24 de julho de 2014

dioguinho

Quase onze meses de vida. Onze mais nove meses duma existência tão pura, tão inocente. Vejo nitidamente porque é que nós, seres humanos, nascemos animais perfeitos e depois nos transformamos em gente. Projecto no meu filho aquilo que li nos livros, nos sites, aquilo que ouvi dizer, que me aconselharam. Tantas expectativas em cima dum serzinho que nem sabe o que é ser outro. Ele é ele próprio e vê o mundo somente (ainda) através da sua própria existência. Quase onze meses e quase seis dentes. Nada do que li ou ouvi me preparou para isto dos dentes, que só é comparável aos primeiros meses com um recém-nascido, em que se desejarmos poder tomar um banho descansadas e ainda lavar os nossos dentes (sem ser no banho) várias vezes por dia estamos a ser ambiciosas. Seis dentes. Ainda não anda. Ainda não gatinha. Ainda não se senta sozinho. Só duplicou o peso com que nasceu com mais de oito meses e começou a segurar bem a cabeça sozinho com cinco. Ainda não dorme a noite toda sozinho. Sempre que me perguntam o que é que ele já faz desta lista, apetece-me engoli-lo e voltar a tê-lo só meu, dentro de mim, onde tudo era perfeito. Ninguém se atreve a perguntar a uma grávida "Então o teu filho já tem pernas e braços? E dedos? E o coração bate?" porque se sabe que tudo vem a seu tempo, porque a natureza é muito maior que os livros e sites e conselhos e sobretudo é maior que os homens, e porque a uma grávida não se deve dizer indelicadezas.
Pois a uma mãe deve-se pensar duas, três, quatro vezes antes de questionar o desenvolvimento, o ritmo ou o que quer que seja do seu filho. Porque o filho nasceu mas continua a ser feito dela, um pedaço que dela saiu e que agora está cá fora a pulsar, vivo e exposto ao mundo, aos outros, aos olhos dos outros que querem, que teimam em moldá-lo.

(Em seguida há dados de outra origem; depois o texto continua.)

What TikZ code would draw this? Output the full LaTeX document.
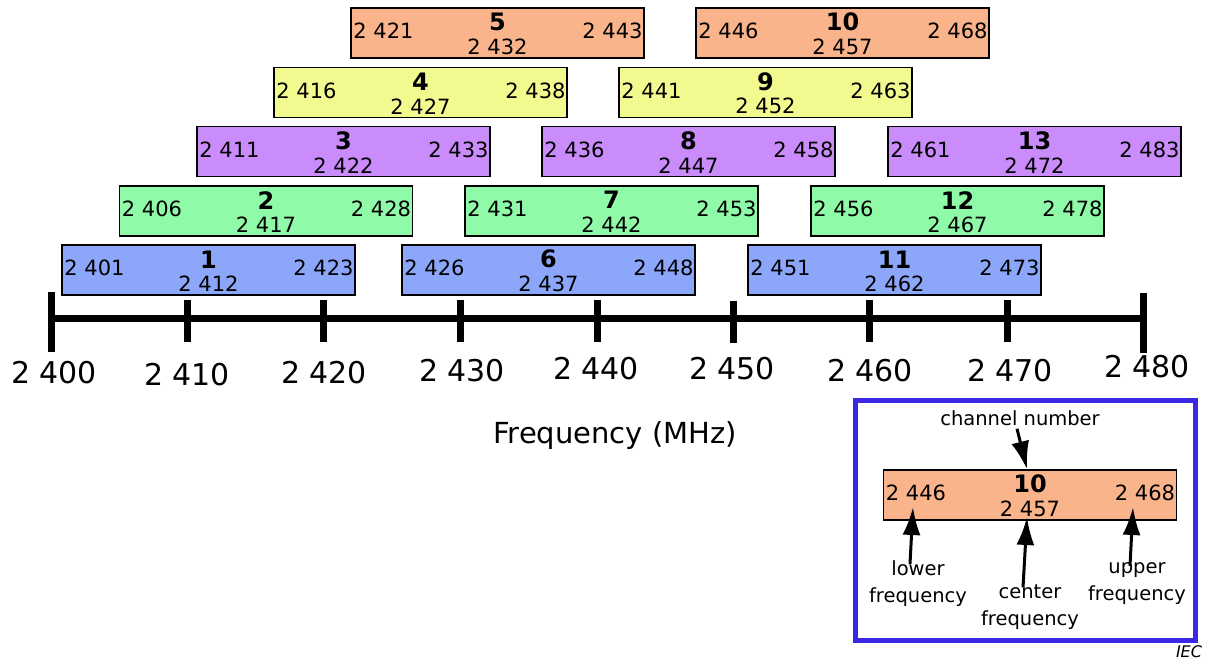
\documentclass[tikz,border=0pt]{standalone}
\usepackage{fontspec}
\setmainfont{DejaVu Sans}
\usetikzlibrary{arrows.meta}

\definecolor{rowblue}{RGB}{140,166,250}
\definecolor{rowgreen}{RGB}{143,250,168}
\definecolor{rowpurple}{RGB}{201,140,250}
\definecolor{rowyellow}{RGB}{242,250,143}
\definecolor{roworange}{RGB}{250,180,140}
\definecolor{legframe}{RGB}{58,40,230}

\begin{document}
\begin{tikzpicture}[x=1pt, y=-1pt, line join=miter,
  chbox/.style={draw=black, line width=1.5pt, minimum width=293pt, minimum height=50pt, inner sep=0pt},
  chnum/.style={inner sep=0pt, font=\fontsize{24}{28}\selectfont\bfseries},
  chmid/.style={inner sep=0pt, font=\fontsize{21}{25}\selectfont},
  chlo/.style={anchor=west, inner sep=0pt, font=\fontsize{21}{25}\selectfont},
  chhi/.style={anchor=east, inner sep=0pt, font=\fontsize{21}{25}\selectfont},
  axisline/.style={line width=7pt},
  ticklbl/.style={inner sep=0pt, font=\fontsize{30}{36}\selectfont},
  legtxt/.style={inner sep=0pt, align=center, font=\fontsize{19.5}{27}\selectfont},
  pointer/.style={line width=3pt, -{Latex[length=28pt,width=18pt]}}]

  %% ════ 频率轴 ════
  \draw[axisline] (50,318) -- (1143,318);
  \draw[axisline] (51,292) -- (51,352);
  \draw[axisline] (187,300) -- (187,342);
  \draw[axisline] (323,300) -- (323,342);
  \draw[axisline] (460,300) -- (460,342);
  \draw[axisline] (597,300) -- (597,342);
  \draw[axisline] (733,301) -- (733,343);
  \draw[axisline] (869,300) -- (869,342);
  \draw[axisline] (1007,300) -- (1007,342);
  \draw[axisline] (1143,293) -- (1143,353);

  %% ════ 刻度文字 ════
  \node[ticklbl] (f2400) at (54,373)   {2 400};
  \node[ticklbl] (f2410) at (187,375)  {2 410};
  \node[ticklbl] (f2420) at (324,373)  {2 420};
  \node[ticklbl] (f2430) at (462,371)  {2 430};
  \node[ticklbl] (f2440) at (596,369)  {2 440};
  \node[ticklbl] (f2450) at (732,369)  {2 450};
  \node[ticklbl] (f2460) at (870,371)  {2 460};
  \node[ticklbl] (f2470) at (1010,371) {2 470};
  \node[ticklbl] (f2480) at (1147,367) {2 480};
  \node[inner sep=0pt, font=\fontsize{29}{34}\selectfont] (axtitle) at (615,436) {Frequency (MHz)};

  %% ════ 信道框：第 1 行 ════
  \node[chbox, fill=rowblue] (ch1) at (208.5,270) {};
  \node[chlo] at ([xshift=3pt,yshift=2pt]ch1.west) {2 401};
  \node[chnum] at ([yshift=-15pt]ch1.north) {1};
  \node[chmid] at ([yshift=12pt]ch1.south) {2 412};
  \node[chhi] at ([xshift=-2pt,yshift=2pt]ch1.east) {2 423};

  \node[chbox, fill=rowblue] (ch6) at (548.5,270) {};
  \node[chlo] at ([xshift=3pt,yshift=2pt]ch6.west) {2 426};
  \node[chnum] at ([yshift=-15pt]ch6.north) {6};
  \node[chmid] at ([yshift=12pt]ch6.south) {2 437};
  \node[chhi] at ([xshift=-2pt,yshift=2pt]ch6.east) {2 448};

  \node[chbox, fill=rowblue] (ch11) at (894.5,270) {};
  \node[chlo] at ([xshift=3pt,yshift=2pt]ch11.west) {2 451};
  \node[chnum] at ([yshift=-15pt]ch11.north) {11};
  \node[chmid] at ([yshift=12pt]ch11.south) {2 462};
  \node[chhi] at ([xshift=-2pt,yshift=2pt]ch11.east) {2 473};

  %% ════ 信道框：第 2 行 ════
  \node[chbox, fill=rowgreen] (ch2) at (266,211) {};
  \node[chlo] at ([xshift=3pt,yshift=2pt]ch2.west) {2 406};
  \node[chnum] at ([yshift=-15pt]ch2.north) {2};
  \node[chmid] at ([yshift=12pt]ch2.south) {2 417};
  \node[chhi] at ([xshift=-2pt,yshift=2pt]ch2.east) {2 428};

  \node[chbox, fill=rowgreen] (ch7) at (611.5,211) {};
  \node[chlo] at ([xshift=3pt,yshift=2pt]ch7.west) {2 431};
  \node[chnum] at ([yshift=-15pt]ch7.north) {7};
  \node[chmid] at ([yshift=12pt]ch7.south) {2 442};
  \node[chhi] at ([xshift=-2pt,yshift=2pt]ch7.east) {2 453};

  \node[chbox, fill=rowgreen] (ch12) at (957.5,211) {};
  \node[chlo] at ([xshift=3pt,yshift=2pt]ch12.west) {2 456};
  \node[chnum] at ([yshift=-15pt]ch12.north) {12};
  \node[chmid] at ([yshift=12pt]ch12.south) {2 467};
  \node[chhi] at ([xshift=-2pt,yshift=2pt]ch12.east) {2 478};

  %% ════ 信道框：第 3 行 ════
  \node[chbox, fill=rowpurple] (ch3) at (343.5,151.5) {};
  \node[chlo] at ([xshift=3pt,yshift=2pt]ch3.west) {2 411};
  \node[chnum] at ([yshift=-15pt]ch3.north) {3};
  \node[chmid] at ([yshift=12pt]ch3.south) {2 422};
  \node[chhi] at ([xshift=-2pt,yshift=2pt]ch3.east) {2 433};

  \node[chbox, fill=rowpurple] (ch8) at (688.5,151.5) {};
  \node[chlo] at ([xshift=3pt,yshift=2pt]ch8.west) {2 436};
  \node[chnum] at ([yshift=-15pt]ch8.north) {8};
  \node[chmid] at ([yshift=12pt]ch8.south) {2 447};
  \node[chhi] at ([xshift=-2pt,yshift=2pt]ch8.east) {2 458};

  \node[chbox, fill=rowpurple] (ch13) at (1034.5,151.5) {};
  \node[chlo] at ([xshift=3pt,yshift=2pt]ch13.west) {2 461};
  \node[chnum] at ([yshift=-15pt]ch13.north) {13};
  \node[chmid] at ([yshift=12pt]ch13.south) {2 472};
  \node[chhi] at ([xshift=-2pt,yshift=2pt]ch13.east) {2 483};

  %% ════ 信道框：第 4 行 ════
  \node[chbox, fill=rowyellow] (ch4) at (420.5,92.5) {};
  \node[chlo] at ([xshift=3pt,yshift=2pt]ch4.west) {2 416};
  \node[chnum] at ([yshift=-15pt]ch4.north) {4};
  \node[chmid] at ([yshift=12pt]ch4.south) {2 427};
  \node[chhi] at ([xshift=-2pt,yshift=2pt]ch4.east) {2 438};

  \node[chbox, fill=rowyellow] (ch9) at (765.5,92.5) {};
  \node[chlo] at ([xshift=3pt,yshift=2pt]ch9.west) {2 441};
  \node[chnum] at ([yshift=-15pt]ch9.north) {9};
  \node[chmid] at ([yshift=12pt]ch9.south) {2 452};
  \node[chhi] at ([xshift=-2pt,yshift=2pt]ch9.east) {2 463};

  %% ════ 信道框：第 5 行 ════
  \node[chbox, fill=roworange] (ch5) at (497.5,33) {};
  \node[chlo] at ([xshift=3pt,yshift=2pt]ch5.west) {2 421};
  \node[chnum] at ([yshift=-15pt]ch5.north) {5};
  \node[chmid] at ([yshift=12pt]ch5.south) {2 432};
  \node[chhi] at ([xshift=-2pt,yshift=2pt]ch5.east) {2 443};

  \node[chbox, fill=roworange] (ch10) at (842.5,33) {};
  \node[chlo] at ([xshift=3pt,yshift=2pt]ch10.west) {2 446};
  \node[chnum] at ([yshift=-15pt]ch10.north) {10};
  \node[chmid] at ([yshift=12pt]ch10.south) {2 457};
  \node[chhi] at ([xshift=-2pt,yshift=2pt]ch10.east) {2 468};

  %% ════ 图例 ════
  \draw[legframe, line width=5pt] (855,400) rectangle (1195,640);
  \node[chbox, fill=roworange] (leg) at (1030,495) {};
  \node[chlo] at ([xshift=3pt,yshift=2pt]leg.west) {2 446};
  \node[chnum] at ([yshift=-15pt]leg.north) {10};
  \node[chmid] at ([yshift=12pt]leg.south) {2 457};
  \node[chhi] at ([xshift=-2pt,yshift=2pt]leg.east) {2 468};

  \node[legtxt] (chname) at (1020,418) {channel number};
  \node[legtxt] (lofreq) at (918,584)  {lower\\frequency};
  \node[legtxt] (mdfreq) at (1030,607) {center\\frequency};
  \node[legtxt] (hifreq) at (1137,584) {upper\\frequency};

  \coordinate (loTip) at (913,507);
  \coordinate (mdTip) at (1027,517);
  \coordinate (hiTip) at (1133,507);
  \draw[pointer] ([xshift=-3pt,yshift=-3pt]chname.south) -- ([xshift=-3pt]leg.north);
  \draw[pointer] ([xshift=-8pt,yshift=-3pt]lofreq.north) -- (loTip);
  \draw[pointer] ([xshift=-7pt,yshift=-3pt]mdfreq.north) -- (mdTip);
  \draw[pointer] ([xshift=-7pt,yshift=-3pt]hifreq.north) -- (hiTip);

  \node[inner sep=0pt, font=\fontsize{16}{18}\selectfont\itshape] (iec) at (1189,652) {IEC};

  % 钉死画布
  \pgfresetboundingbox
  \path[use as bounding box] (0,0) rectangle (1207,661);
\end{tikzpicture}
\end{document}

Não engulo o meu filho. Digo simplesmente que não, ainda não. Tem uma vida inteira pela frente, para se sentar sozinho, andar e correr, cair sozinho. Levantar-se sozinho. Uma vida inteira para comer sozinho e sim, ele há-de largar as minhas mamas e eu hei-de morrer de saudades disso. Poderia dizer, para compensar, que já diz mamã e papa, que entende holandês e português e que faz um sem número de gracinhas que nos derretem. Sabe como nos arrancar uma gargalhada e o que mais me comove é que olha para todas as pessoas com quem se cruza nesta cidade (todas as culturas e raças, todos os feitios e idades, todos os extractos sociais) e demonstra por elas o mesmo interesse. Olha as pessoas nos olhos, profunda e demoradamente com uma tolerância e curiosidade típica de bicho selvagem que nunca foi ferido. Se o olhar e interesse forem retribuidos, sai-se com uma das suas gracinhas infalíveis.
Algures na cronologia do Diogo alguém vai conseguir fazer um comentário bem intencionado ou uma pergunta inocente que não passará pela minha censura e pela minha vontade de o engolir, e há-de ofender, há-de magoar o meu bebé. Um dia ele vai deixar de olhar, confiante de que é perfeito e único, nos olhos de toda a gente que com ele se cruzar. Resta-me fazer tudo o que sei para que esse dia nunca chegue, e continuar muito atenta a tudo o que o meu filho tem para me ensinar.